Packing 100 pounds on its 5-foot frame, the big bird gave police in this St. Louis suburb a mighty run, confounding them all six times someone reported the ostrich-like beast bugging motorists last weekend along busy Illinois Route 3.
Police finally caught up to the claw-footed menace Monday and ended the ruckus once and for all, cornering the emu, a cousin to the ostrich, and shooting it dead out of fear it'd again wander into traffic and kill someone.
Two days later, police on Wednesday still were pecking away at the vexing question: Where did the bird come from?
"We figured someone would call and say, `That's my bird!'" Police Chief Rich Miller said. "But we still haven't heard from anybody."
Raised for their eggs, oil and protein-rich lean meat, emus — at least the errant variety — have become a bit of a trend in southern Illinois, where they're not native.
In June, police in Carbondale, about 100 miles south of Granite City, needed five shotgun blasts and three rounds from a rifle to dispatch one of the flightless birds after cornering it in a residential area, where it was said to have even pecked on a home's window.
In both cases, police say they had no other recourse in dealing with a species known to be elusive — they're capable of moving up to 35 mph — and aggressive with anyone who gets too close.
"We figured that sooner or later our luck was gonna run out" and the emu here would cause a traffic wreck, Miller said. "If we had some way to catch it, somewhere to take it, that'd be fine. The ability for us to be second-guessed is always out there, but we decided (Monday) that now is the time to end this."
Carbondale police haven't said publicly if they ever tracked down an owner of the emu they killed, and messages with those authorities Wednesday weren't immediately returned.
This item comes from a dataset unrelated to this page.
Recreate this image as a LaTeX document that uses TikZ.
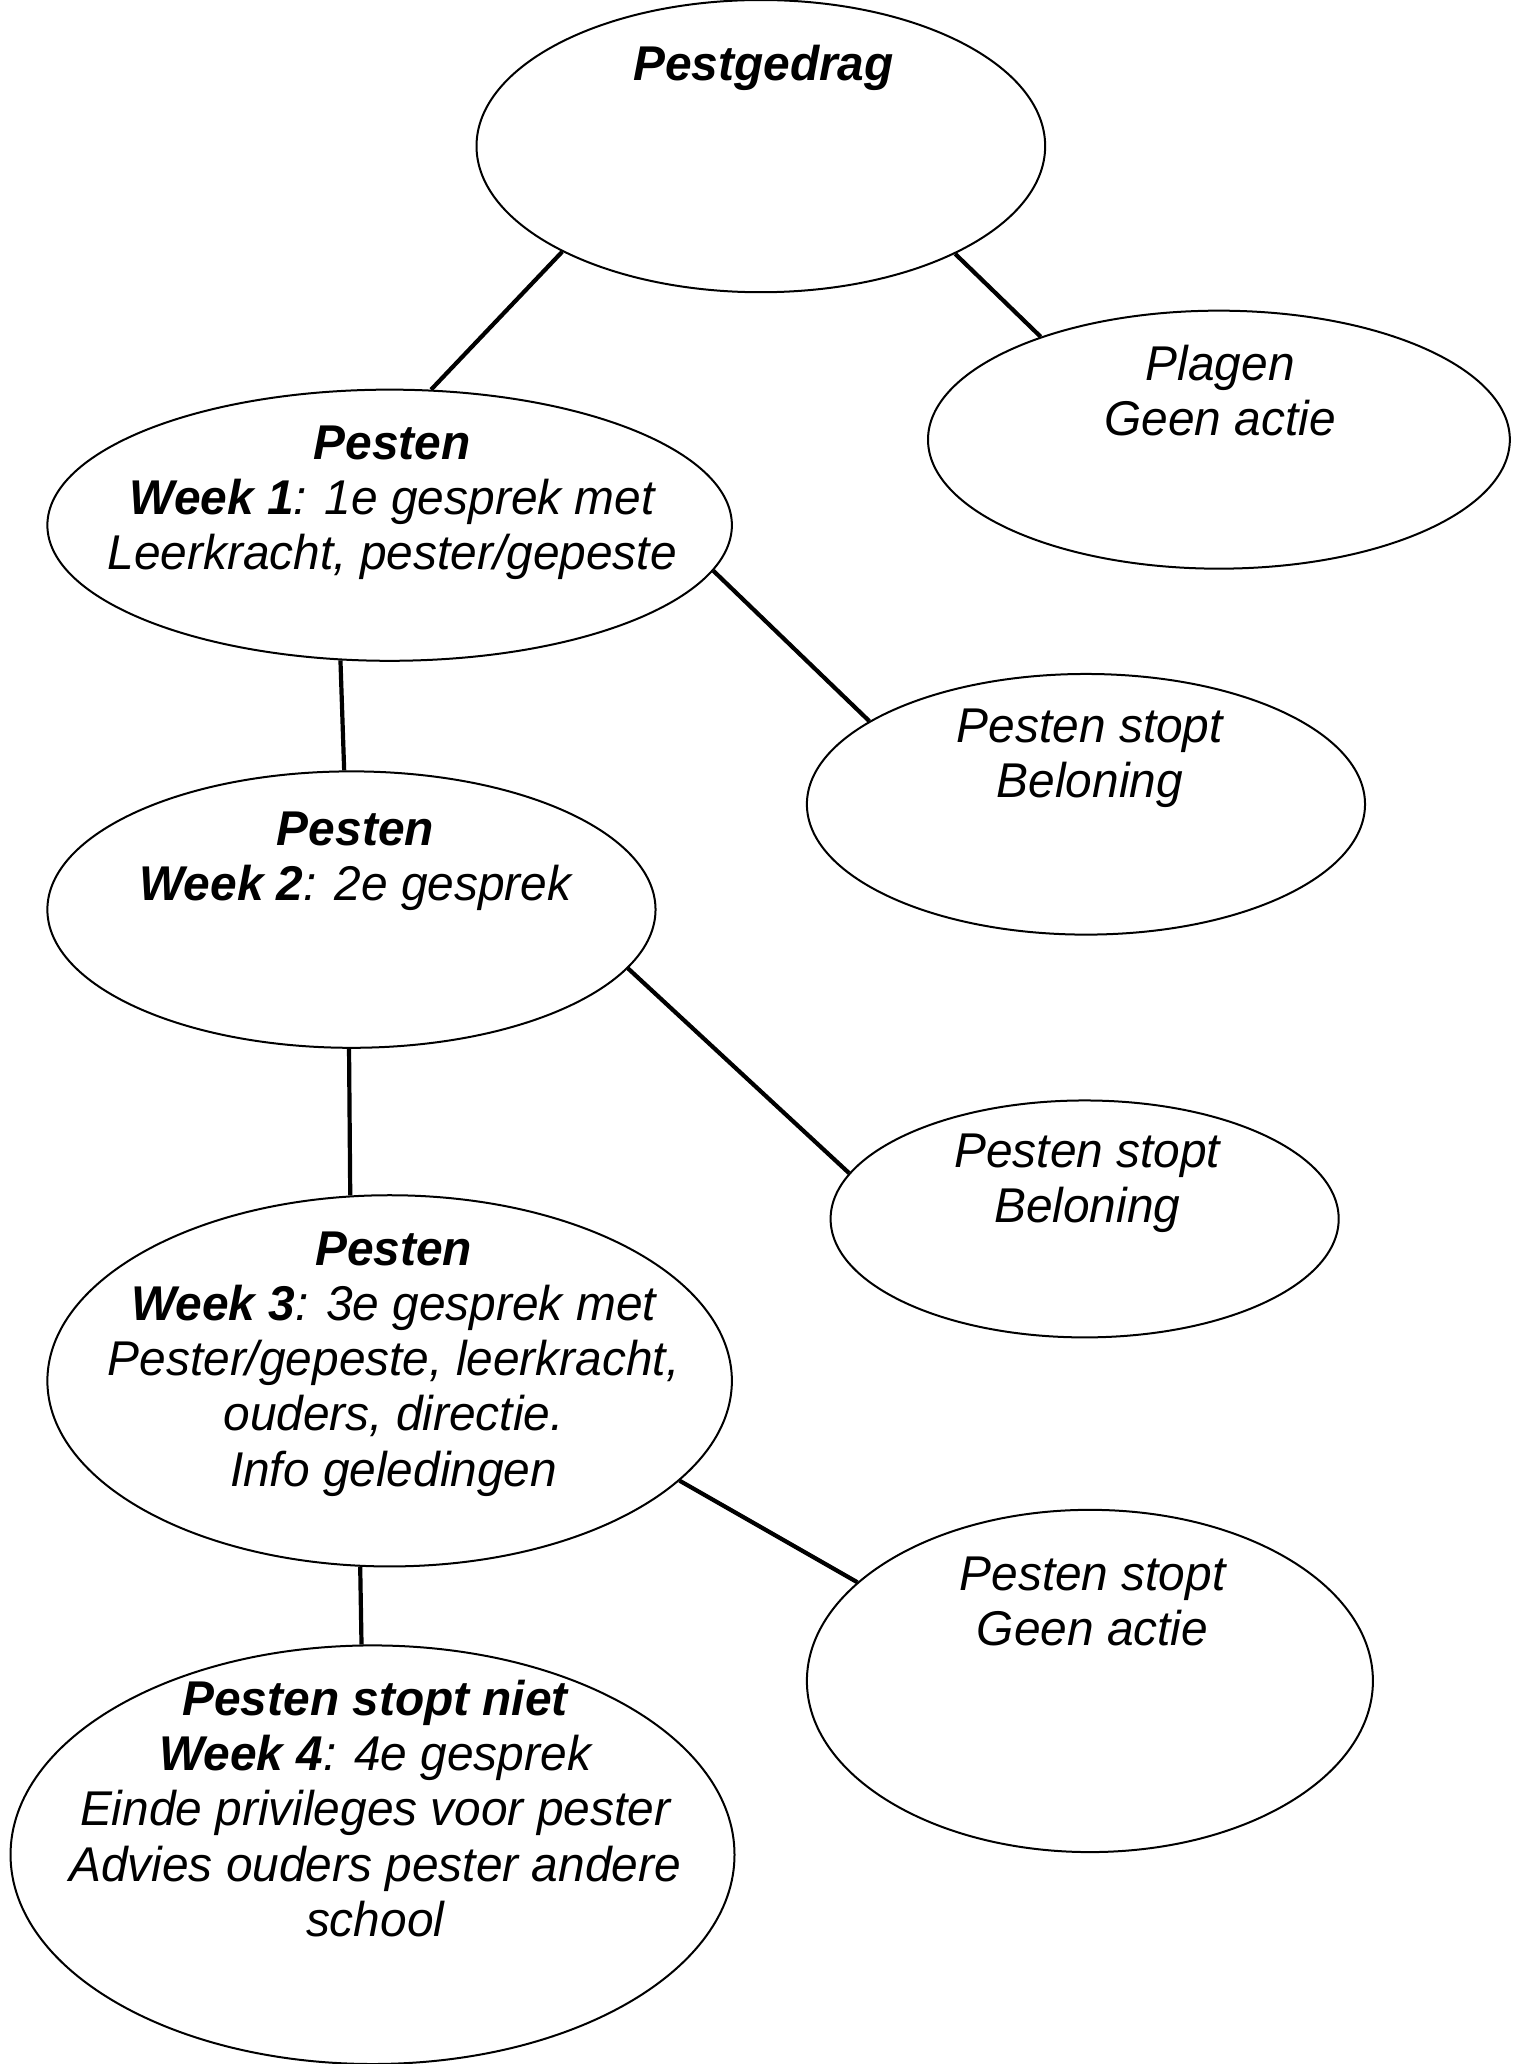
\documentclass[tikz,border=0pt]{standalone}
\usepackage{fontspec}
\setmainfont{Liberation Sans}[FakeStretch=0.98]
\usetikzlibrary{shapes.geometric}
\begin{document}
\begin{tikzpicture}[x=0.658pt,y=-0.658pt,
  ell/.style 2 args={ellipse,draw,line width=1pt,inner sep=0pt,minimum width=#1*0.658pt,minimum height=#2*0.658pt},
  conn/.style={line width=2.1pt},
  txt/.style={anchor=base,inner sep=0pt,align=center,font=\fontsize{24.4pt}{27.6pt}\selectfont\itshape}]
\useasboundingbox[fill=white] (0,0) rectangle (1159,1568);
% ellipses
\node[ell={432}{222}] (e1) at (578,111) {};
\node[ell={442}{196}] (e2) at (926,334) {};
\node[ell={520}{206}] (e3) at (296,399) {};
\node[ell={424}{198}] (e4) at (825,611) {};
\node[ell={462}{210}] (e5) at (267,691) {};
\node[ell={386}{180}] (e6) at (824,926) {};
\node[ell={520}{282}] (e7) at (296,1049) {};
\node[ell={430}{260}] (e8) at (828,1277) {};
\node[ell={550}{318}] (e9) at (283,1409) {};
% texts (anchor base = baseline of the last line)
\node[txt] (t1) at (580,61) {\textbf{Pestgedrag}};
\node[txt] (t2) at (927,331) {Plagen\\Geen actie};
\node[txt] (t3) at (298,433) {\textbf{Pesten}\\\textbf{Week 1}: 1e gesprek met\\Leerkracht, pester/gepeste};
\node[txt] (t4) at (828,606) {Pesten stopt\\Beloning};
\node[txt] (t5) at (270,684) {\textbf{Pesten}\\\textbf{Week 2}: 2e gesprek};
\node[txt] (t6) at (826,929) {Pesten stopt\\Beloning};
\node[txt] (t7) at (299,1129) {\textbf{Pesten}\\\textbf{Week 3}: 3e gesprek met\\Pester/gepeste, leerkracht,\\ouders, directie.\\Info geledingen};
\node[txt] (t8) at (830,1250) {Pesten stopt\\Geen actie};
\node[txt] (t9) at (285,1471) {\textbf{Pesten stopt niet}\\\textbf{Week 4}: 4e gesprek\\Einde privileges voor pester\\Advies ouders pester andere\\school};
% connectors
\draw[conn] (e1.208.6) -- (e3.73.1);
\draw[conn] (e1.331.7) -- (e2.150.4);
\draw[conn] (e3.352.2) -- (e4.159.8);
\draw[conn] (e3.250.6) -- (e5.93.8);
\draw[conn] (e5.348.6) -- (e6.169.5);
\draw[conn] (e5.269) -- (e7.102.5);
\draw[conn] (e7.341.6) -- (e8.157.5);
\draw[conn] (e7.261) -- (e9.93.6);
\end{tikzpicture}
\end{document}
Miller said Granite City police had heard rumors that someone near nearby Interstate 270 might be raising the birds, though that's not been confirmed. The American Emu Association's Web site shows no local breeders of emu, whose oil is used in cosmetics and lotions.
Clay Nielsen, a Southern Illinois University wildlife ecologist more versed about cougars and armadillos taking refuge in the state's wilds, said such wayward emus likely were former captives by breeders or families keeping them as pets.
"Throughout the Midwest and South, there have been many reports of animals on the loose," Nielsen said. "Whether they can survive long in the wild, I'm really not sure."
There have been other recent reports of errant emus elsewhere. On Oct. 5 near St. Albans, W.Va., one of the big birds wandered onto an elementary school's grounds, was caged and given to a doctor who agreed to release it on his farm. And in Wisconsin last week, an emu found wandering one town's streets was tranquilized by a veterinarian and returned to its owner after police efforts to halt the bird with a stun gun didn't work.
Meat from the emu slain here was being processed by a Granite City police officer who hunts and would be donated to local food pantries, Miller said.
So Emus are cropping up out of nowhere recently. I have yet to see one in my back yard, nor have I treated someone for an emu-induced accident, but it is only a matter of time. This ubiquitous bird seems to be getting as common as ants, covering the Midwest with a plague of large birds which cause poor innocent motorists to wreck.
I think Laundress should be alarmed, as now they are cropping up in Wisconsin as well! Do Emus like Cheese, Brats or Beer? They seem like the beer swilling type, these scoundrels!
I doubt they are part of the sinister plot of the dogs, monkeys, and cows. They don't seem to be cunning. I think Emus are basically loose-cannons, the vagabonds of the Midwest causing terror and pain wherever they tread.
This Emu is where it deserves to be: behind bars!